## DATA LISTING
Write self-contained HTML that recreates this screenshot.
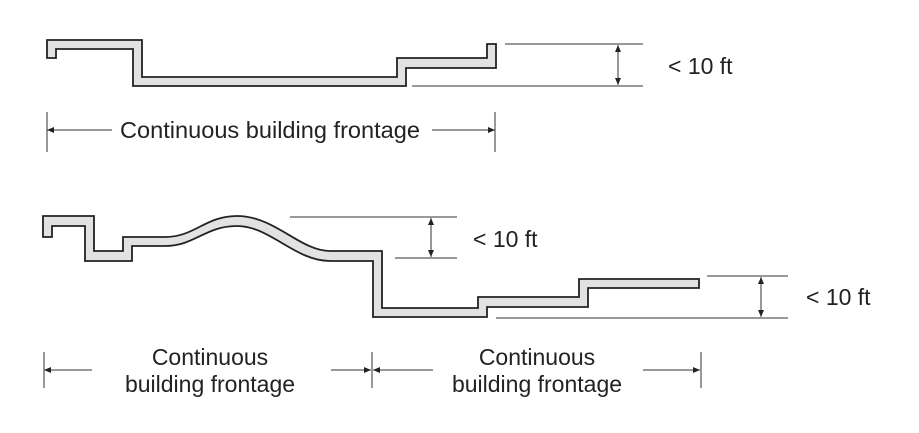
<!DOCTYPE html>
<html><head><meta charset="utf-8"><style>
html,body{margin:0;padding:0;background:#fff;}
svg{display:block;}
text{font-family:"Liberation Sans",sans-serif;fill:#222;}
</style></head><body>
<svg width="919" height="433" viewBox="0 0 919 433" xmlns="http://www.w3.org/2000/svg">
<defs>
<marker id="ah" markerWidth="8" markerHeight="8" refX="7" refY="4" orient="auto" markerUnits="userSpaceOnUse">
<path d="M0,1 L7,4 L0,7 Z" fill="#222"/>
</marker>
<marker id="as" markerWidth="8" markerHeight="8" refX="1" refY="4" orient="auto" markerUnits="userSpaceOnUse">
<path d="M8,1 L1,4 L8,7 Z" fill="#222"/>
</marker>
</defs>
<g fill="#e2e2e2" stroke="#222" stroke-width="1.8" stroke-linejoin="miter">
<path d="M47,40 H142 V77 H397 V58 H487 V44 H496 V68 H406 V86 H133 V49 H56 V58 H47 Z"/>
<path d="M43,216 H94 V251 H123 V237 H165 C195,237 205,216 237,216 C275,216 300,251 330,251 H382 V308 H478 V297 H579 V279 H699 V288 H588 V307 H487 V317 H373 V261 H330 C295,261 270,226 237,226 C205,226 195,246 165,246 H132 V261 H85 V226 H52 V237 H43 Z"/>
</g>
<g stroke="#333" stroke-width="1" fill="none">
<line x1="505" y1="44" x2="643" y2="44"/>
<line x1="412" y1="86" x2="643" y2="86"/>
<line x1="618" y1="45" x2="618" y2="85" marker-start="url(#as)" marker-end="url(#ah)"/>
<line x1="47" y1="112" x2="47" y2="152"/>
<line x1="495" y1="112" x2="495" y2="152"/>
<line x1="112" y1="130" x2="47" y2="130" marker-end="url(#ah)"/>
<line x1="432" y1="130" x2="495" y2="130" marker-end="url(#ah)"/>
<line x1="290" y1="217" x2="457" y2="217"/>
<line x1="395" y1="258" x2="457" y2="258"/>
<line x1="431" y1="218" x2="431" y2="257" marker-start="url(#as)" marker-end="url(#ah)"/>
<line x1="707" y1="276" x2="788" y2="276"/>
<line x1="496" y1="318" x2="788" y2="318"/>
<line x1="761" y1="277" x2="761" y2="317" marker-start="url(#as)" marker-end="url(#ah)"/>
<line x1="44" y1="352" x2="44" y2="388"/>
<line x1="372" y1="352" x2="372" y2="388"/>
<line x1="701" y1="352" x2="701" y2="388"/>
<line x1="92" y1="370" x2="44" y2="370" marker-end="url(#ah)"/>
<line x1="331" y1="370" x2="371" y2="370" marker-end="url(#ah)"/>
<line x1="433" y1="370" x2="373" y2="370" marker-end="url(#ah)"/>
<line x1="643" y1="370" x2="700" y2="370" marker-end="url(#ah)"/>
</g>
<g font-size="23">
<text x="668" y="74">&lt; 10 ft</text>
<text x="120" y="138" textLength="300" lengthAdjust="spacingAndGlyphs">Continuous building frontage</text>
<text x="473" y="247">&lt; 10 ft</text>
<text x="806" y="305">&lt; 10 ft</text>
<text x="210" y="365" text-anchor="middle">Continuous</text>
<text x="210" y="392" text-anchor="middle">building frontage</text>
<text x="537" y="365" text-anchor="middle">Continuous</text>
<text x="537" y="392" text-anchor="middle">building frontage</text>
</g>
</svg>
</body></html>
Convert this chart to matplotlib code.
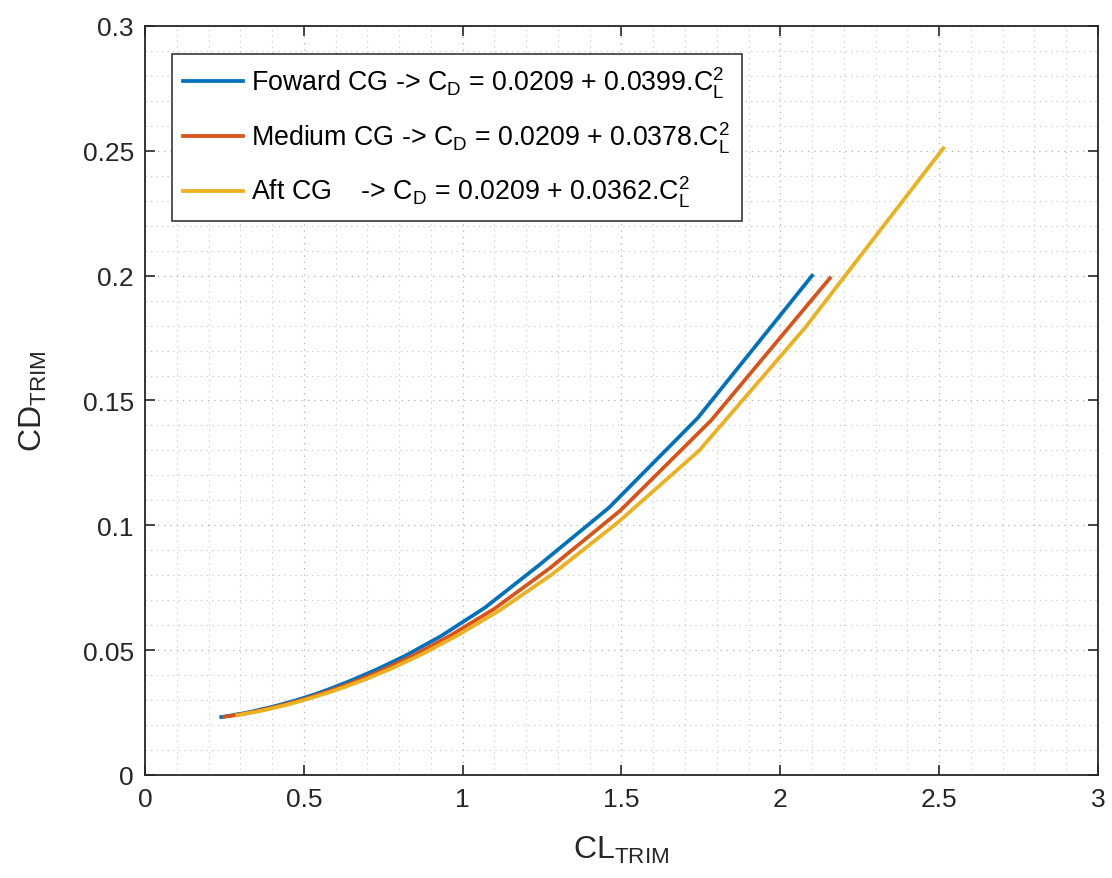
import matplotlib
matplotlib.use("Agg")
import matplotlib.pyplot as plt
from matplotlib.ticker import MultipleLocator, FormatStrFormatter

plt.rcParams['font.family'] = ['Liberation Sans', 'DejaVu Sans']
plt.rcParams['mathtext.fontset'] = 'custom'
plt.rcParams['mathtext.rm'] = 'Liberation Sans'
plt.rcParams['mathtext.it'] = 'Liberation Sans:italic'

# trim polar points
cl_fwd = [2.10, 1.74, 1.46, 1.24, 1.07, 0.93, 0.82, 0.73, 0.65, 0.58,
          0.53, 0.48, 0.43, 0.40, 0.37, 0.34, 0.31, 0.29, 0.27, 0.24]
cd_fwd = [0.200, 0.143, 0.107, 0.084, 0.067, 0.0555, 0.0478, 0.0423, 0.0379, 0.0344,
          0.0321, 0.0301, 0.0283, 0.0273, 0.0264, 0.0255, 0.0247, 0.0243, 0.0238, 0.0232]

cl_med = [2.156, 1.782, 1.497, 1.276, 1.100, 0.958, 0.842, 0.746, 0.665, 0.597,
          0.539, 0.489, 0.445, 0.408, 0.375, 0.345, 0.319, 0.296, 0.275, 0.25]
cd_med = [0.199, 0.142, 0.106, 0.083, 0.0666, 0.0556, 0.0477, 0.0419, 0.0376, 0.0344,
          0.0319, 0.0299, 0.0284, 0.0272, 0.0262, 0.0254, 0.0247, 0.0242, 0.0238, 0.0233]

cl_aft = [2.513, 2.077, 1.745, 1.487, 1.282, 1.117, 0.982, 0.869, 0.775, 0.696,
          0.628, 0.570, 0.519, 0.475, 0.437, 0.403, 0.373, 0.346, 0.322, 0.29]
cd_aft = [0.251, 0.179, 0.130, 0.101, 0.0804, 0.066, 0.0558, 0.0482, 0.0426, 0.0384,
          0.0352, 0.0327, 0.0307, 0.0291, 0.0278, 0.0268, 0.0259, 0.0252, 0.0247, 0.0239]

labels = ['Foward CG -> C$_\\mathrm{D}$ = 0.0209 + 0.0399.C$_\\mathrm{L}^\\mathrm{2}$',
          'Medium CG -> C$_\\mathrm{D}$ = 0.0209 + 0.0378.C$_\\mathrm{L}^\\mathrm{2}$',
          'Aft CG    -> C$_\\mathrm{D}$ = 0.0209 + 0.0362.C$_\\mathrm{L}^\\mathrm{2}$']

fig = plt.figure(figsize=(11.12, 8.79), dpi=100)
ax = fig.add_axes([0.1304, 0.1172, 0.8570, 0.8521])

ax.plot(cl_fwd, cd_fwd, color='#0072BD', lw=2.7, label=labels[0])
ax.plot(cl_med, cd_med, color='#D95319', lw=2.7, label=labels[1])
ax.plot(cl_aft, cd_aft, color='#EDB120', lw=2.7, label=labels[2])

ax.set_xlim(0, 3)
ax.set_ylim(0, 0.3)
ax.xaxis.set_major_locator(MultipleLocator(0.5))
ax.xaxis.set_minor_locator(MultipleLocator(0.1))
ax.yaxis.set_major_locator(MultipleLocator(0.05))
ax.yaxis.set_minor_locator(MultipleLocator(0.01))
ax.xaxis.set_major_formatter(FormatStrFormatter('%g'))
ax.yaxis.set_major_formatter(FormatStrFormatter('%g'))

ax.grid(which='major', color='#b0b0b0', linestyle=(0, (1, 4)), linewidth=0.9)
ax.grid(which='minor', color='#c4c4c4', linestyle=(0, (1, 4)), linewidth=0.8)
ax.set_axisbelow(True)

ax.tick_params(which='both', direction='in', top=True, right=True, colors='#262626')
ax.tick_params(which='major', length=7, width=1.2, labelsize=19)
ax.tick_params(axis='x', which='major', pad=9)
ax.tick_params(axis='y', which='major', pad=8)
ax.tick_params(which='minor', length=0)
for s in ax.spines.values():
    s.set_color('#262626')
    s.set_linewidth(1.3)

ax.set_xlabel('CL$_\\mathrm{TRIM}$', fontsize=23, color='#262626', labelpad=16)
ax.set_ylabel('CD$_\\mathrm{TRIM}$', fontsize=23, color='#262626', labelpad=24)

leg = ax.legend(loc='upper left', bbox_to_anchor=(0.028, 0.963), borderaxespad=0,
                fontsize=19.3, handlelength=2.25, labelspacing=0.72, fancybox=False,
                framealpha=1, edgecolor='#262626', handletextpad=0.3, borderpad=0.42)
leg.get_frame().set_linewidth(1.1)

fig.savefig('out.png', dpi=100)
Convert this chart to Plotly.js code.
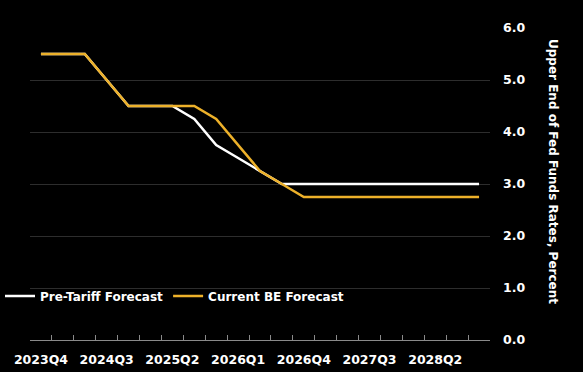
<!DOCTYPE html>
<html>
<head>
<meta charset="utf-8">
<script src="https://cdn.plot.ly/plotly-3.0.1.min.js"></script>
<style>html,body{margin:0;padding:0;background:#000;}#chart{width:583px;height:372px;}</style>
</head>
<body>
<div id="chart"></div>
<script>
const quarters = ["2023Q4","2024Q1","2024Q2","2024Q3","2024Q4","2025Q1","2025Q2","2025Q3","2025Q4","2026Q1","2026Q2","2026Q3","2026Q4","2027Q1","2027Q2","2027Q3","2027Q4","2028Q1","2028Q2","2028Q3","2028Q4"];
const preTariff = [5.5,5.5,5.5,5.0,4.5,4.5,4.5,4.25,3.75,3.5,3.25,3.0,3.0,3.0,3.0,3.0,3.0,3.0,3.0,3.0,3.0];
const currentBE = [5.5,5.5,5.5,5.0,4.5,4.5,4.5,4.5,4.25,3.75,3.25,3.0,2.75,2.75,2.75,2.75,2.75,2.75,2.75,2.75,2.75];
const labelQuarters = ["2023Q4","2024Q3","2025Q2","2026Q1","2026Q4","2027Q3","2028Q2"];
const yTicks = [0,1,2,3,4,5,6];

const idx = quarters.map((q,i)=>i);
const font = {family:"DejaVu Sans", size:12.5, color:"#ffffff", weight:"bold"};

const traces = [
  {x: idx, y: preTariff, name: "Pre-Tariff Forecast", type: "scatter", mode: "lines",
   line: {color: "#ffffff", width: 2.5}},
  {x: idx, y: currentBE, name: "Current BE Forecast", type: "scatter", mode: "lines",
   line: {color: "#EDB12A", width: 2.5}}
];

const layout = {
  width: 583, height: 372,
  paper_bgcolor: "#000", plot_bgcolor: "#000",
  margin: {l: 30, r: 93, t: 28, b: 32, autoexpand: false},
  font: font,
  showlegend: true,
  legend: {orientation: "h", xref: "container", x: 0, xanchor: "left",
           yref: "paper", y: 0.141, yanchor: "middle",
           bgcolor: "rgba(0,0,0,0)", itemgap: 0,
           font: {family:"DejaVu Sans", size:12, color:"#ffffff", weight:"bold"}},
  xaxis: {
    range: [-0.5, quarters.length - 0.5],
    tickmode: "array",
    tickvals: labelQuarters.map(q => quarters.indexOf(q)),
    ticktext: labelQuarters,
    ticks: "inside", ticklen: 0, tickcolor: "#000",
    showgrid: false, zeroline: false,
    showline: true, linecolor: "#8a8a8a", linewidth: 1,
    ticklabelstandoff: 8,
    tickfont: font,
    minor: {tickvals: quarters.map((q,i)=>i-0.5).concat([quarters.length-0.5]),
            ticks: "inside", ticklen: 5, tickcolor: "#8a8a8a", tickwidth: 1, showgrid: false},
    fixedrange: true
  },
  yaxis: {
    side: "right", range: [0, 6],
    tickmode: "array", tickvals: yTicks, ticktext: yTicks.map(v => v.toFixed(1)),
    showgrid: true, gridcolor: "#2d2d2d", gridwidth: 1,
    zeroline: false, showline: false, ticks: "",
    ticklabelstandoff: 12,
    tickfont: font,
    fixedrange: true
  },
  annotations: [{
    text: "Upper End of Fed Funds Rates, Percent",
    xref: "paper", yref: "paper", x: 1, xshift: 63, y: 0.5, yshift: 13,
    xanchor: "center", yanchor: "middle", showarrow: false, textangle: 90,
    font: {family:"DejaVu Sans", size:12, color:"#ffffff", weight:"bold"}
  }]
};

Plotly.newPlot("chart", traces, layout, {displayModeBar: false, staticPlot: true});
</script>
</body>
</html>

## WHAT NEEDS TO BE DONE
For the material above, give again only the lines starting at the line that contains "Convert this chart to matplotlib code." and ending at the line that contains "0.0242, 0.0238, 0.0233]". Pictures do not belong in the copy.

## COMPLETED TASK
Convert this chart to matplotlib code.
import matplotlib
matplotlib.use("Agg")
import matplotlib.pyplot as plt
from matplotlib.ticker import MultipleLocator, FormatStrFormatter

plt.rcParams['font.family'] = ['Liberation Sans', 'DejaVu Sans']
plt.rcParams['mathtext.fontset'] = 'custom'
plt.rcParams['mathtext.rm'] = 'Liberation Sans'
plt.rcParams['mathtext.it'] = 'Liberation Sans:italic'

# trim polar points
cl_fwd = [2.10, 1.74, 1.46, 1.24, 1.07, 0.93, 0.82, 0.73, 0.65, 0.58,
          0.53, 0.48, 0.43, 0.40, 0.37, 0.34, 0.31, 0.29, 0.27, 0.24]
cd_fwd = [0.200, 0.143, 0.107, 0.084, 0.067, 0.0555, 0.0478, 0.0423, 0.0379, 0.0344,
          0.0321, 0.0301, 0.0283, 0.0273, 0.0264, 0.0255, 0.0247, 0.0243, 0.0238, 0.0232]

cl_med = [2.156, 1.782, 1.497, 1.276, 1.100, 0.958, 0.842, 0.746, 0.665, 0.597,
          0.539, 0.489, 0.445, 0.408, 0.375, 0.345, 0.319, 0.296, 0.275, 0.25]
cd_med = [0.199, 0.142, 0.106, 0.083, 0.0666, 0.0556, 0.0477, 0.0419, 0.0376, 0.0344,
          0.0319, 0.0299, 0.0284, 0.0272, 0.0262, 0.0254, 0.0247, 0.0242, 0.0238, 0.0233]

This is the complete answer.